Today's sharing ends here. If you like this article, remember to share it with others. See you next time, goodbye!
The useless box primarily relies on the scientific principle of leverage and the concept of repetitive conditional statement(while-do) from Loops in the program. Levers can be divided into three classes (Figure 29), and the useless box uses the first-class lever (the fulcrum is between the effort point and the resistance point). This class of lever can change the direction of the object's operation. When we flip the switch, the lever above the fulcrum moves to the left, and the lever below the fulcrum moves to the right. Once it obstructs the IR C-LINE FOLLOWER SENSOR on the right, the program, with its repetitive conditional statement, causes the hammer to rotate upward, flipping the switch back to its original position, thus demonstrating the operation of the useless box (Video 4).

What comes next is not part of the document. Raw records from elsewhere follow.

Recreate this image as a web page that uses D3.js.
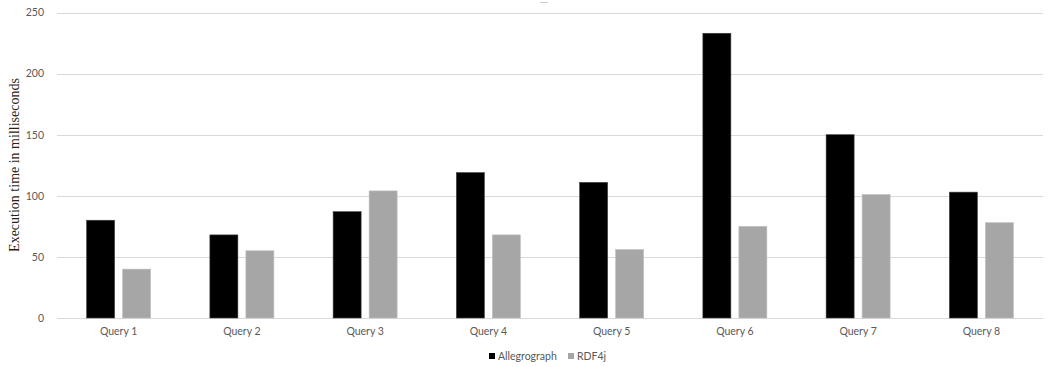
<!DOCTYPE html>
<html><head><meta charset="utf-8">
<script src="https://cdn.jsdelivr.net/npm/d3@7"></script>
<style>body{margin:0;background:#fff}</style>
</head><body>
<svg id="c" width="1051" height="367"></svg>
<script>
const categories = ["Query 1","Query 2","Query 3","Query 4","Query 5","Query 6","Query 7","Query 8"];
const allegrograph = [80, 68, 87, 119, 111, 233, 150, 103];
const rdf4j = [40, 55, 104, 68, 56, 75, 101, 78];
const seriesNames = ["Allegrograph", "RDF4j"];
const seriesColors = ["#000000", "#a6a6a6"];
const yTicks = [0, 50, 100, 150, 200, 250];

const svg = d3.select("#c");
const m = {l: 57, r: 1043, t: 12.5, b: 318};
const x = d3.scaleBand().domain(categories).range([m.l, m.r]);
const y = d3.scaleLinear().domain([0, 250]).range([m.b, m.t]);
const x1 = d3.scaleBand().domain(seriesNames).range([0, 64]).paddingInner(0.2222);

// gridlines
svg.append("g").selectAll("line").data(yTicks).join("line")
  .attr("x1", m.l).attr("x2", m.r)
  .attr("y1", d => Math.round(y(d)) + 0.5).attr("y2", d => Math.round(y(d)) + 0.5)
  .attr("stroke", "#d9d9d9").attr("stroke-width", 1);

// y tick labels
const yAxis = d3.axisLeft(y).tickValues(yTicks).tickSize(0).tickPadding(13);
const ya = svg.append("g").attr("transform", `translate(${m.l},0)`).call(yAxis);
ya.select(".domain").remove();
ya.selectAll("text").attr("fill", "#595959").style("font-family", "Lato, 'Open Sans', sans-serif").style("font-size", "10.5px");

// x labels
const xAxis = d3.axisBottom(x).tickSize(0).tickPadding(10);
const xa = svg.append("g").attr("transform", `translate(0,${m.b})`).call(xAxis);
xa.select(".domain").remove();
xa.selectAll("text").attr("fill", "#595959").style("font-family", "Lato, 'Open Sans', sans-serif").style("font-size", "10.5px");

// bars
const data = categories.map((c, i) => ({c, vals: [allegrograph[i], rdf4j[i]]}));
const groups = svg.append("g").selectAll("g").data(data).join("g")
  .attr("transform", d => `translate(${x(d.c) + x.bandwidth() / 2 - 32},0)`);
groups.selectAll("rect").data(d => d.vals.map((v, j) => ({v, s: seriesNames[j], j}))).join("rect")
  .attr("x", d => x1(d.s))
  .attr("width", x1.bandwidth())
  .attr("y", d => y(d.v))
  .attr("height", d => y(0) - y(d.v))
  .attr("fill", d => seriesColors[d.j])
  .attr("stroke", d => d.j === 0 ? "#404040" : "#bfbfbf")
  .attr("stroke-width", 0.6);

// y axis title
svg.append("text")
  .attr("transform", "translate(19,165) rotate(-90)")
  .attr("text-anchor", "middle")
  .attr("fill", "#2a1f14")
  .style("font-family", "'Liberation Serif', 'DejaVu Serif', serif")
  .style("font-size", "14px")
  .text("Execution time in milliseconds");

// small mark at top
svg.append("line").attr("x1", 540).attr("x2", 548).attr("y1", 2.5).attr("y2", 2.5)
  .attr("stroke", "#d0d0d0").attr("stroke-width", 1);

// legend
const legend = svg.append("g").attr("transform", "translate(489,356)");
const lx = [0, 79];
seriesNames.forEach((s, i) => {
  const g = legend.append("g").attr("transform", `translate(${lx[i]},0)`);
  g.append("rect").attr("x", 0).attr("y", -3).attr("width", 6).attr("height", 6).attr("fill", seriesColors[i]);
  g.append("text").attr("x", 9).attr("y", 0).attr("dy", "0.35em")
    .attr("fill", "#595959")
    .style("font-family", "Lato, 'Open Sans', sans-serif").style("font-size", "10.5px")
    .text(s);
});
</script>
</body></html>
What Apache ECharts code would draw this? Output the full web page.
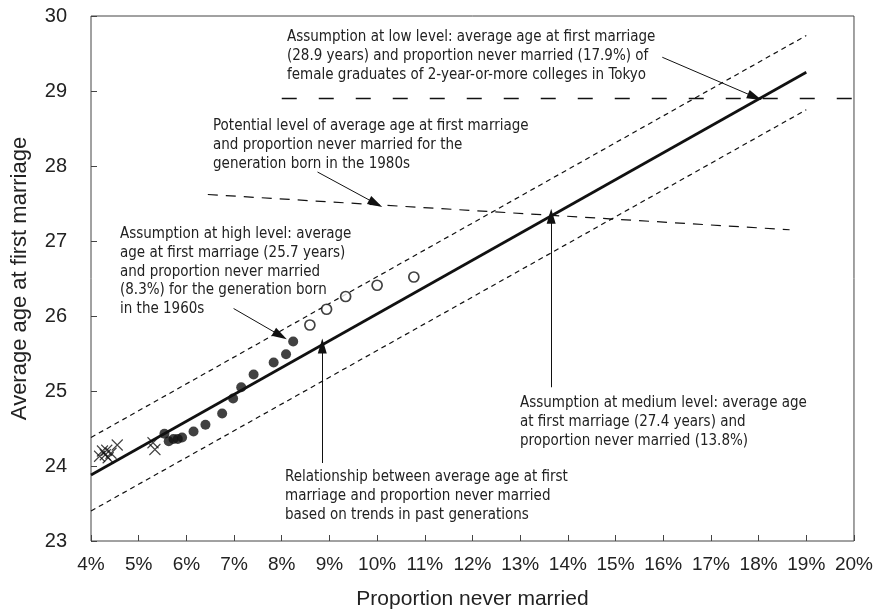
<!DOCTYPE html>
<html>
<head>
<meta charset="utf-8">
<script src="https://cdn.jsdelivr.net/npm/echarts@6/dist/echarts.min.js"></script>
<style>
  html, body { margin: 0; padding: 0; background: #fff; }
  #chart { width: 876px; height: 616px; }
</style>
</head>
<body>
<div id="chart"></div>
<script>
// proportion never married (%) / average age at first marriage
const crossX = [4.18, 4.24, 4.3, 4.36, 4.33, 4.42, 4.55, 5.3, 5.34];
const crossY = [24.13, 24.2, 24.15, 24.11, 24.21, 24.17, 24.28, 24.31, 24.22];
const dotX = [5.54, 5.63, 5.73, 5.82, 5.91, 6.15, 6.4, 6.75, 6.98, 7.15, 7.41, 7.83, 8.09, 8.24];
const dotY = [24.43, 24.33, 24.36, 24.36, 24.38, 24.46, 24.55, 24.7, 24.9, 25.05, 25.22, 25.38, 25.49, 25.66];
const circleX = [8.59, 8.94, 9.34, 10.0, 10.77];
const circleY = [25.88, 26.09, 26.26, 26.41, 26.52];

// trend line and band (ends at 4% and 19%)
const trendX = [4, 19];
const trendY = [23.88, 29.25];
const upperY = [24.38, 29.74];
const lowerY = [23.4, 28.75];
// generation born in the 1980s
const gen80X = [6.45, 18.65];
const gen80Y = [27.62, 27.15];
// low level assumption, 28.9 years
const lowX = [8, 20];
const lowY = [28.9, 28.9];

const xTicks = [4, 20, 1];
const yTicks = [23, 30, 1];

// arrows: [fromX, fromY, toX, toY]
const arrows = [
  [15.98, 29.45, 17.92, 28.92],
  [8.75, 27.92, 9.97, 27.5],
  [6.99, 26.1, 7.97, 25.74],
  [13.65, 25.05, 13.65, 27.33],
  [8.85, 24.04, 8.85, 25.6]
];

const notes = [
  { x: 287, y: 28, text: 'Assumption at low level: average age at first marriage\n(28.9 years) and proportion never married (17.9%) of\nfemale graduates of 2-year-or-more colleges in Tokyo' },
  { x: 213, y: 117, text: 'Potential level of average age at first marriage\nand proportion never married for the\ngeneration born in the 1980s' },
  { x: 120, y: 225, text: 'Assumption at high level: average\nage at first marriage (25.7 years)\nand proportion never married\n(8.3%) for the generation born\nin the 1960s' },
  { x: 520, y: 394, text: 'Assumption at medium level: average age\nat first marriage (27.4 years) and\nproportion never married (13.8%)' },
  { x: 285, y: 468, text: 'Relationship between average age at first\nmarriage and proportion never married\nbased on trends in past generations' }
];

const zip = (xs, ys) => xs.map((x, i) => [x, ys[i]]);
const ink = '#111';
const noteFont = '15px "Liberation Sans Narrow", "DejaVu Sans Condensed", sans-serif';

let myChart = echarts.init(document.getElementById('chart'));
myChart.setOption({
  animation: false,
  grid: { left: 91, right: 22, top: 16, bottom: 75, show: true, borderColor: '#444', borderWidth: 1 },
  xAxis: {
    type: 'value', min: xTicks[0], max: xTicks[1], interval: xTicks[2],
    name: 'Proportion never married', nameLocation: 'middle', nameGap: 48,
    nameTextStyle: { fontSize: 21, color: '#222', fontFamily: 'Liberation Sans, Arial, sans-serif' },
    axisLine: { show: false },
    axisTick: { inside: true, length: 6, lineStyle: { color: '#444' } },
    axisLabel: { formatter: '{value}%', fontSize: 19, color: '#222', margin: 14, fontFamily: 'Liberation Sans, Arial, sans-serif' },
    splitLine: { show: false }
  },
  yAxis: {
    type: 'value', min: yTicks[0], max: yTicks[1], interval: yTicks[2],
    name: 'Average age at first marriage', nameLocation: 'middle', nameGap: 60,
    nameTextStyle: { fontSize: 22, color: '#222', fontFamily: 'Liberation Sans, Arial, sans-serif' },
    axisLine: { show: false },
    axisTick: { inside: true, length: 6, lineStyle: { color: '#444' } },
    axisLabel: { fontSize: 20, color: '#222', margin: 24, fontFamily: 'Liberation Sans, Arial, sans-serif' },
    splitLine: { show: false }
  },
  series: [
    { type: 'line', data: zip(trendX, upperY), symbol: 'none', lineStyle: { color: ink, width: 1.2, type: [5, 4] }, z: 2 },
    { type: 'line', data: zip(trendX, lowerY), symbol: 'none', lineStyle: { color: ink, width: 1.2, type: [5, 4] }, z: 2 },
    { type: 'line', data: zip(lowX, lowY), symbol: 'none', lineStyle: { color: ink, width: 1.3, type: [15, 22] }, z: 2 },
    { type: 'line', data: zip(gen80X, gen80Y), symbol: 'none', lineStyle: { color: ink, width: 1.2, type: [10, 8] }, z: 2 },
    { type: 'line', data: zip(trendX, trendY), symbol: 'none', lineStyle: { color: ink, width: 2.7 }, z: 3 },
    {
      type: 'scatter', data: zip(crossX, crossY), symbol: 'path://M0,0L10,10M10,0L0,10', symbolSize: 11,
      itemStyle: { color: 'none', borderColor: ink, borderWidth: 1.1 }, z: 4
    },
    { type: 'scatter', data: zip(dotX, dotY), symbol: 'circle', symbolSize: 10, itemStyle: { color: ink }, z: 4 },
    {
      type: 'scatter', data: zip(circleX, circleY), symbol: 'circle', symbolSize: 10,
      itemStyle: { color: '#fff', borderColor: ink, borderWidth: 1.7 }, z: 4
    },
    {
      type: 'line', data: [], z: 5,
      markLine: {
        silent: true, animation: false,
        symbol: ['none', 'triangle'], symbolSize: [9, 15],
        label: { show: false },
        lineStyle: { color: ink, width: 1, type: 'solid' },
        data: arrows.map(a => [{ coord: [a[0], a[1]] }, { coord: [a[2], a[3]] }])
      }
    }
  ],
  graphic: notes.map(n => ({
    type: 'text', x: n.x, y: n.y, z: 10,
    style: { text: n.text, font: noteFont, lineHeight: 18.7, fill: '#222', verticalAlign: 'top' }
  }))
});
</script>
</body>
</html>
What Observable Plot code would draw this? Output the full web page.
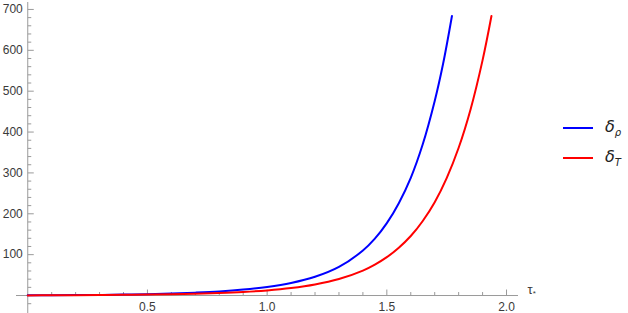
<!DOCTYPE html>
<html><head><meta charset="utf-8">
<script src="https://cdn.jsdelivr.net/npm/d3@7"></script>
<script src="https://cdn.jsdelivr.net/npm/@observablehq/plot@0.6"></script>
<style>
body{margin:0;background:#fff;}
#wrap{position:relative;width:628px;height:313px;font-family:"Liberation Sans",Arial,sans-serif;}
#legend{position:absolute;left:563px;top:113px;}
.row{display:flex;align-items:center;height:30px;}
.sw{width:30px;height:2px;margin-right:12px;}
.lab{font-style:italic;font-size:16px;color:#222;font-family:"DejaVu Sans","Liberation Sans",sans-serif;}
.lab sub{font-size:10px;}
</style></head><body><div id="wrap"><div id="legend"></div></div>
<script>
// series: delta_rho
const tauRho   = [0, 0.1, 0.2, 0.3, 0.4, 0.5, 0.6, 0.7, 0.8, 0.9, 1.0, 1.1, 1.2, 1.3, 1.4, 1.45, 1.5, 1.55, 1.6, 1.65, 1.7, 1.735, 1.772];
const deltaRho = [0.5, 0.7, 1.0, 1.5, 2.2, 3.2, 4.7, 7.0, 10, 14.5, 21, 30.7, 45.8, 70, 110, 139, 177, 226, 288, 370, 476, 567, 684];
// series: delta_T
const tauT     = [0, 0.1, 0.2, 0.3, 0.4, 0.5, 0.6, 0.7, 0.8, 0.9, 1.0, 1.1, 1.2, 1.3, 1.4, 1.45, 1.5, 1.55, 1.6, 1.65, 1.7, 1.75, 1.8, 1.85, 1.9, 1.937];
const deltaT   = [0.3, 0.45, 0.7, 1.0, 1.6, 2.5, 3.3, 4.5, 6.2, 8.7, 12.5, 18.3, 27, 40.3, 61, 75.6, 93.8, 117, 145.6, 182.4, 228.4, 287.4, 361.6, 456, 576, 684];

const seriesNames  = ["δρ", "δT"];
const seriesColors = ["#0000ff", "#ff0000"];

const xMajor = [0.5, 1.0, 1.5, 2.0];
const xLabels = ["0.5", "1.0", "1.5", "2.0"];
const yMajor = [100, 200, 300, 400, 500, 600, 700];
const yLabels = ["100", "200", "300", "400", "500", "600", "700"];
const xMinor = d3.range(1, 20).map(i => i / 10).filter(v => Math.abs(v * 2 - Math.round(v * 2)) > 1e-9);
const yMinor = d3.range(-1, 35).map(i => i * 20).filter(v => v % 100 !== 0);
const xAxisLabel = "τ*";

const rhoData = tauRho.map((t, i) => ({t, v: deltaRho[i]}));
const tData = tauT.map((t, i) => ({t, v: deltaT[i]}));

const tickUp = {draw(ctx, size) { const r = Math.sqrt(size / Math.PI); ctx.moveTo(0, 0); ctx.lineTo(0, -r); }};
const tickRight = {draw(ctx, size) { const r = Math.sqrt(size / Math.PI); ctx.moveTo(0, 0); ctx.lineTo(r, 0); }};

const axisColor = "#9a9a9a";
const labelColor = "#3a3a3a";

const chart = Plot.plot({
  width: 628,
  height: 313,
  marginLeft: 16,
  marginRight: 110,
  marginTop: 2,
  marginBottom: 0,
  style: {fontFamily: "'Liberation Sans', Arial, sans-serif", fontSize: "12px", background: "#fff"},
  x: {domain: [-0.047, 2.05], axis: null},
  y: {domain: [-44, 717], axis: null},
  marks: [
    Plot.ruleY([0], {stroke: axisColor, strokeWidth: 1}),
    Plot.ruleX([0], {stroke: axisColor, strokeWidth: 1}),
    Plot.dot(xMajor, {x: d => d, y: 0, symbol: tickUp, r: 6, stroke: axisColor, fill: "none", strokeWidth: 1}),
    Plot.dot(xMinor, {x: d => d, y: 0, symbol: tickUp, r: 3.5, stroke: axisColor, fill: "none", strokeWidth: 1}),
    Plot.dot(yMajor, {x: 0, y: d => d, symbol: tickRight, r: 6, stroke: axisColor, fill: "none", strokeWidth: 1}),
    Plot.dot(yMinor, {x: 0, y: d => d, symbol: tickRight, r: 3.5, stroke: axisColor, fill: "none", strokeWidth: 1}),
    Plot.text(xMajor, {x: d => d, y: 0, text: (d, i) => xLabels[i], dy: 12, fill: labelColor, fontSize: 12}),
    Plot.text(yMajor, {x: 0, y: d => d, text: (d, i) => yLabels[i], dx: -5, textAnchor: "end", fill: labelColor, fontSize: 12}),
    Plot.text([xAxisLabel], {frameAnchor: "right", y: 0, text: d => d, dx: 9, dy: -6, textAnchor: "start", fill: labelColor, fontSize: 13}),
    Plot.line(rhoData, {x: "t", y: "v", stroke: seriesColors[0], strokeWidth: 2, curve: "catmull-rom"}),
    Plot.line(tData, {x: "t", y: "v", stroke: seriesColors[1], strokeWidth: 2, curve: "catmull-rom"})
  ]
});

// subscript for the axis label
d3.select(chart).selectAll("text").each(function() {
  if (this.textContent === xAxisLabel) {
    const el = d3.select(this);
    el.text("");
    el.append("tspan").text("τ");
    el.append("tspan").attr("dy", "0.3em").attr("font-size", "8px").text("*");
  }
});

const wrap = document.getElementById("wrap");
wrap.insertBefore(chart, wrap.firstChild);

const legend = d3.select("#legend");
seriesNames.forEach((name, i) => {
  const row = legend.append("div").attr("class", "row");
  row.append("div").attr("class", "sw").style("background", seriesColors[i]);
  row.append("div").attr("class", "lab").html(name[0] + "<sub>" + name.slice(1) + "</sub>");
});
</script>
</body></html>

3-PS2-1 Plan and conduct an investigation to provide evidence of the effects of balanced and unbalanced forces on the motion of an object.
3-5-ETS1-1 Define a simple design problem reflecting a need or a want that includes specified criteria for success and constraints on materials, time, or cost.
3-5-ETS1-2 Generate and compare multiple possible solutions to a problem based on how well each is likely to meet the criteria and constraints of the problem.